* Challenge *
Skip any picture you find and retype all the remaining lines exactly.

--------------------

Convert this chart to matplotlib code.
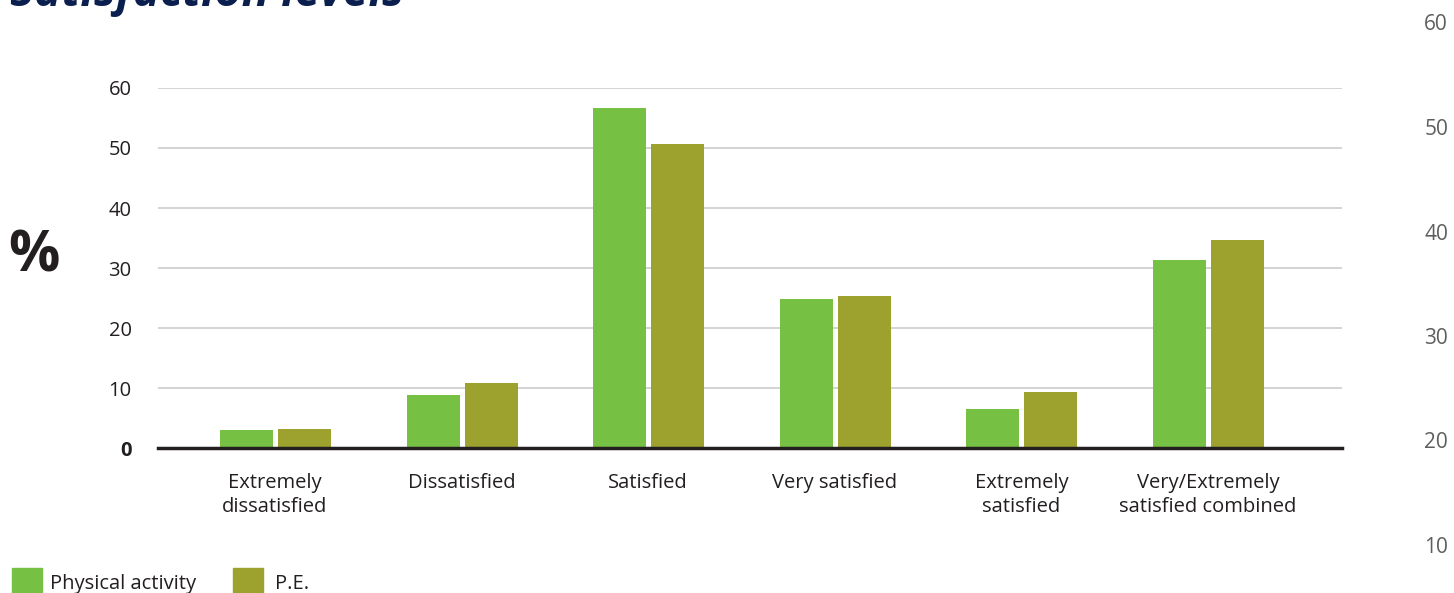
import matplotlib
matplotlib.use('Agg')
import matplotlib.pyplot as plt
import numpy as np

categories = ['Extremely\ndissatisfied', 'Dissatisfied', 'Satisfied',
              'Very satisfied', 'Extremely\nsatisfied', 'Very/Extremely\nsatisfied combined']
physical_activity = [3.0, 8.8, 56.7, 24.8, 6.5, 31.3]
pe = [3.2, 10.8, 50.7, 25.3, 9.3, 34.7]
series_names = ['Physical activity', 'P.E.']
y_ticks = [0, 10, 20, 30, 40, 50, 60]
stray_ticks = [60, 50, 40, 30, 20, 10]

green = '#76c043'
olive = '#9ca22d'
dark = '#231f20'

plt.rcParams['font.family'] = ['Open Sans', 'DejaVu Sans']

fig = plt.figure(figsize=(14.54, 5.93), dpi=100)
ax = fig.add_axes([158 / 1454, 145 / 593, 1184 / 1454, 360 / 593])

x = np.arange(len(categories))
bw = 0.284
ax.bar(x - 0.153, physical_activity, bw, color=green, zorder=3)
ax.bar(x + 0.158, pe, bw, color=olive, zorder=3)

ax.set_xlim(-0.627, 5.718)
ax.set_ylim(0, 60)
ax.set_yticks(y_ticks)
ax.set_yticklabels([str(t) for t in y_ticks], fontsize=14.5, color=dark)
ax.get_yticklabels()[0].set_fontweight('bold')
ax.yaxis.grid(True, color='#cccccc', linewidth=1.2, zorder=0)
ax.tick_params(axis='y', length=0, pad=19)
ax.set_xticks(x)
ax.set_xticklabels(categories, fontsize=14.5, color=dark, linespacing=1.3)
ax.tick_params(axis='x', length=0, pad=18)
for s in ['top', 'right', 'left']:
    ax.spines[s].set_visible(False)
ax.spines['bottom'].set_color(dark)
ax.spines['bottom'].set_linewidth(2.5)
ax.spines['bottom'].set_zorder(4)

fig.text(8 / 1454, 1 - 257 / 593, '%', fontsize=41, fontweight='bold',
         color=dark, va='center', ha='left')

# title sits partly above the top edge, as in the source image
fig.text(10 / 1454, 1 - 6 / 593, 'Satisfaction levels', fontsize=33, fontweight='bold',
         fontstyle='italic', color='#0b1f4f', va='baseline', ha='left')

# stray axis labels at the right edge
for i, v in enumerate(stray_ticks):
    fig.text(1448 / 1454, 1 - (25 + i * 104.5) / 593, str(v), fontsize=15,
             color='#5e5e5e', ha='right', va='center')

# legend at the bottom
fig.patches.append(plt.Rectangle((12 / 1454, 0), 30 / 1454, 25 / 593,
                                 transform=fig.transFigure, color=green))
fig.text(50 / 1454, 4 / 593, series_names[0], fontsize=14.5, color=dark, va='baseline')
fig.patches.append(plt.Rectangle((233 / 1454, 0), 30 / 1454, 25 / 593,
                                 transform=fig.transFigure, color=olive))
fig.text(275 / 1454, 4 / 593, series_names[1], fontsize=14.5, color=dark, va='baseline')

fig.savefig('out.png', dpi=100)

--------------------

* Output below *
Convert this chart to matplotlib code.
import matplotlib
matplotlib.use('Agg')
import matplotlib.pyplot as plt
import numpy as np

categories = ['Extremely\ndissatisfied', 'Dissatisfied', 'Satisfied',
              'Very satisfied', 'Extremely\nsatisfied', 'Very/Extremely\nsatisfied combined']
physical_activity = [3.0, 8.8, 56.7, 24.8, 6.5, 31.3]
pe = [3.2, 10.8, 50.7, 25.3, 9.3, 34.7]
series_names = ['Physical activity', 'P.E.']
y_ticks = [0, 10, 20, 30, 40, 50, 60]
stray_ticks = [60, 50, 40, 30, 20, 10]

green = '#76c043'
olive = '#9ca22d'
dark = '#231f20'

plt.rcParams['font.family'] = ['Open Sans', 'DejaVu Sans']

fig = plt.figure(figsize=(14.54, 5.93), dpi=100)
ax = fig.add_axes([158 / 1454, 145 / 593, 1184 / 1454, 360 / 593])

x = np.arange(len(categories))
bw = 0.284
ax.bar(x - 0.153, physical_activity, bw, color=green, zorder=3)
ax.bar(x + 0.158, pe, bw, color=olive, zorder=3)

ax.set_xlim(-0.627, 5.718)
ax.set_ylim(0, 60)
ax.set_yticks(y_ticks)
ax.set_yticklabels([str(t) for t in y_ticks], fontsize=14.5, color=dark)
ax.get_yticklabels()[0].set_fontweight('bold')
ax.yaxis.grid(True, color='#cccccc', linewidth=1.2, zorder=0)
ax.tick_params(axis='y', length=0, pad=19)
ax.set_xticks(x)
ax.set_xticklabels(categories, fontsize=14.5, color=dark, linespacing=1.3)
ax.tick_params(axis='x', length=0, pad=18)
for s in ['top', 'right', 'left']:
    ax.spines[s].set_visible(False)
ax.spines['bottom'].set_color(dark)
ax.spines['bottom'].set_linewidth(2.5)
ax.spines['bottom'].set_zorder(4)

fig.text(8 / 1454, 1 - 257 / 593, '%', fontsize=41, fontweight='bold',
         color=dark, va='center', ha='left')

# title sits partly above the top edge, as in the source image
fig.text(10 / 1454, 1 - 6 / 593, 'Satisfaction levels', fontsize=33, fontweight='bold',
         fontstyle='italic', color='#0b1f4f', va='baseline', ha='left')

# stray axis labels at the right edge
for i, v in enumerate(stray_ticks):
    fig.text(1448 / 1454, 1 - (25 + i * 104.5) / 593, str(v), fontsize=15,
             color='#5e5e5e', ha='right', va='center')

# legend at the bottom
fig.patches.append(plt.Rectangle((12 / 1454, 0), 30 / 1454, 25 / 593,
                                 transform=fig.transFigure, color=green))
fig.text(50 / 1454, 4 / 593, series_names[0], fontsize=14.5, color=dark, va='baseline')
fig.patches.append(plt.Rectangle((233 / 1454, 0), 30 / 1454, 25 / 593,
                                 transform=fig.transFigure, color=olive))
fig.text(275 / 1454, 4 / 593, series_names[1], fontsize=14.5, color=dark, va='baseline')

fig.savefig('out.png', dpi=100)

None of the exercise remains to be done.